Index
A closer look at Phoenix GS continued
The Phoenix card is 292mm long (267mm reference board) and 112mm tall. The metal shroud looks nice. It is open on all sides and the openings serve as exhaust vents. We always advise users to clean the heatsink regularly. It’s good for the card and it also helps keep fan RPMs as low as possible. Accessing the heatsink is relatively easy. You can remove the shroud simply by undoing four screws that keep it attached to the heatsink.
The fans are attached directly to the heatsink, each fan with three screws.
Power Logic fans are chosen due to its dense, curved blade design.
Here you can see the heatsink. Everything feels solid and precise.
The Phoenix cooler has unusual heatsink design. It is made longer than the PCB to maximize dissipation surface. We have never seen the fins of the left part of the heatsink positioned differently from the right heatsink. But as long the performance is good we dont mind it.
All the fans are connected using a single 4-pin connector, and fan RPM can be regulated via different tools, like Gainward’s own EXPERTOOL.
There is no need to remove the entire cooler but we removed it to show the PCB. Note that removing the whole heatsink will void warranty.
The VRM heatspreader is made from copper and it is soldered directly to the main heatsink which improves heat dissipation.
The Phoenix cooler comes with elaborate heatpipe system.

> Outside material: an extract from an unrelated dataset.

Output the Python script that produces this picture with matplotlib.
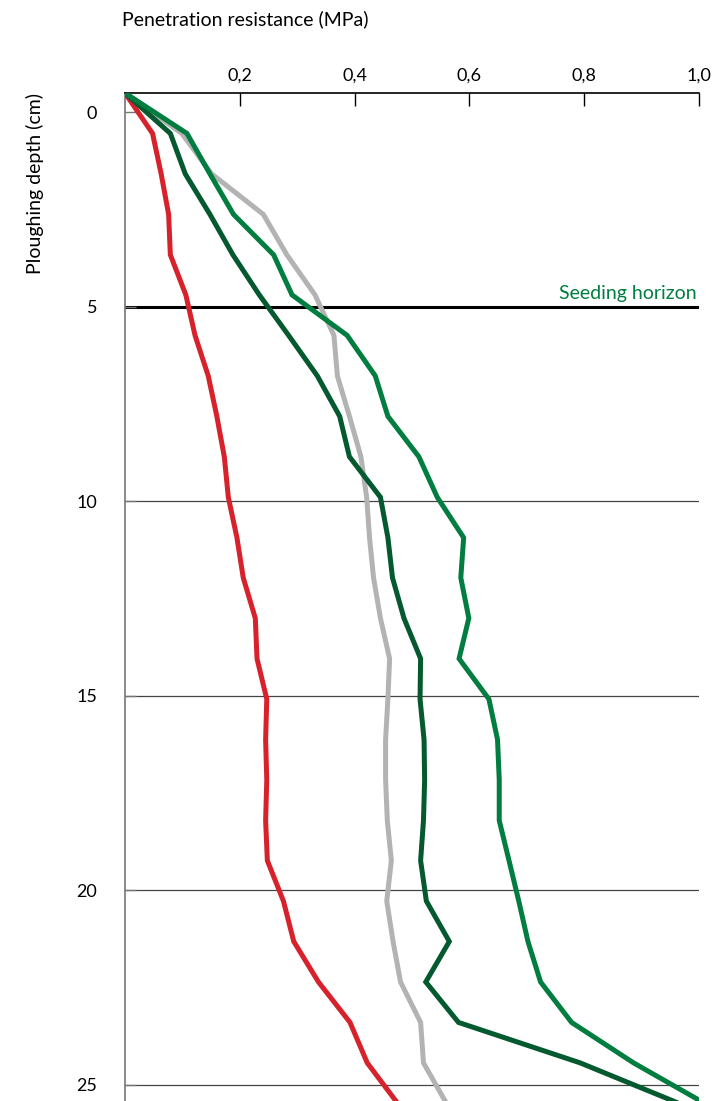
import matplotlib
matplotlib.use("Agg")
import matplotlib.pyplot as plt

plt.rcParams['font.family'] = ['Lato', 'DejaVu Sans']

# Depth (cm) of each measurement vertex
depth = [-0.49, 0.55, 1.59, 2.63, 3.67, 4.70, 5.74, 6.78, 7.82, 8.86, 9.90,
         10.94, 11.97, 13.01, 14.05, 15.09, 16.13, 17.17, 18.21, 19.24, 20.28,
         21.32, 22.36, 23.40, 24.44, 25.48]

# Penetration resistance (MPa)
red = [0, 0.048, 0.063, 0.076, 0.079, 0.106, 0.122, 0.145, 0.160, 0.173, 0.180,
       0.195, 0.206, 0.227, 0.230, 0.247, 0.245, 0.247, 0.245, 0.248, 0.276,
       0.294, 0.337, 0.392, 0.422, 0.475]
gray = [0, 0.099, 0.151, 0.241, 0.282, 0.331, 0.364, 0.370, 0.391, 0.411, 0.421,
        0.426, 0.433, 0.445, 0.461, 0.458, 0.454, 0.454, 0.457, 0.464, 0.456,
        0.467, 0.480, 0.515, 0.520, 0.560]
dkgreen = [0, 0.079, 0.105, 0.148, 0.188, 0.234, 0.285, 0.335, 0.374, 0.391, 0.445,
           0.458, 0.466, 0.486, 0.515, 0.514, 0.521, 0.522, 0.520, 0.515, 0.525,
           0.565, 0.524, 0.581, 0.793, 0.965]
green = [0, 0.108, 0.148, 0.189, 0.259, 0.291, 0.387, 0.436, 0.458, 0.512, 0.544,
         0.590, 0.585, 0.599, 0.582, 0.634, 0.649, 0.652, 0.652, 0.669, 0.686,
         0.702, 0.724, 0.778, 0.886, 1.010]

xticks = [0.2, 0.4, 0.6, 0.8, 1.0]
xticklabels = ['0,2', '0,4', '0,6', '0,8', '1,0']
yticks = [0, 5, 10, 15, 20, 25]
grid_depths = [10, 15, 20, 25]
seeding_depth = 5

fig = plt.figure(figsize=(7.2, 11.01), dpi=100)
W, H = 720, 1101
ax = fig.add_axes([125 / W, 0, (699 - 125) / W, (H - 93) / H])
ax.set_xlim(0, 1.0)
ax.set_ylim(25.42, -0.49)

for d in grid_depths:
    ax.axhline(d, color='#444444', lw=0.9, zorder=1)
ax.axhline(seeding_depth, color='black', lw=2.2, zorder=1)

lw = 3.6
ax.plot(gray, depth, color='#b3b3b3', lw=lw, zorder=2, solid_joinstyle='miter')
ax.plot(red, depth, color='#d7212b', lw=lw, zorder=3, solid_joinstyle='miter')
ax.plot(dkgreen, depth, color='#04592f', lw=lw, zorder=4, solid_joinstyle='miter')
ax.plot(green, depth, color='#027d40', lw=lw, zorder=5, solid_joinstyle='miter')

ax.text(0.995, seeding_depth - 0.12, 'Seeding horizon', color='#027d40',
        fontsize=14, ha='right', va='bottom')

for s in ['bottom', 'right']:
    ax.spines[s].set_visible(False)
ax.spines['top'].set_color('black')
ax.spines['top'].set_linewidth(1.2)
ax.spines['left'].set_color('#777777')
ax.spines['left'].set_linewidth(1.2)

ax.xaxis.tick_top()
ax.set_xticks(xticks)
ax.set_xticklabels(xticklabels)
ax.tick_params(axis='x', direction='in', length=9, width=1, color='black',
               labelsize=13, pad=7)
ax.set_yticks(yticks)
ax.set_yticklabels([str(v) for v in yticks])
ax.tick_params(axis='y', direction='in', length=8, width=1, color='#777777',
               labelsize=13, pad=20)

fig.text(122 / W, 1 - 19 / H, 'Penetration resistance (MPa)', fontsize=14,
         ha='left', va='center')
fig.text(35 / W, 1 - 184 / H, 'Ploughing depth (cm)', fontsize=14,
         ha='center', va='center', rotation=90)

fig.savefig('out.png', dpi=100)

The PCB looks a lot like the reference GTX 980 Ti board. There are only small changes in the layout. This design includes six phases +2 power supply with DrMOS for GPU core and two phases power supply for graphics memory that helps supply enough fuel to the 3D graphics engine and memory chips. Those six phases +2 PWM for those 2816 cores dynamically balance current loading for each phase to maximise the efficiency and stability the voltage level, the overall efficiency can be improved. The choke noise and EMI noise also be reduced.
The card uses an OnSemi NCP81174 voltage controller. The same controller is used for the GTX 980 Ti reference design.
The card has 6GB of GDDR5 memory. The SK Hynix chips, (model H5GQ4H24MFR-R2C) are specified to run at 1750 MHz (7000 MHz GDDR5 effective). All the memory modules are located at the front of the PCB, in the vicinity of the GPU.
The reference Geforce GTX 980 Ti comes with three DisplayPort, single HDMI (version 2.0 which enables 4K content at 60Hz in full 444 RGB colorspace) and single dual-link DVI display outputs. The Gainward GTX 980 Ti Phoenix Golden Sample card has the same configuration of video outputs. Four video outs can be used at the same time.
Like the reference card the new Phoenix also needs 8+6-pin PCI-Express power connectors.
The GTX 980 Ti Phoenix Golden Sample is ready for multi-GPU action, be it in standard two-card SLI, or 3-way and 4-way SLI. It features two SLI connectors.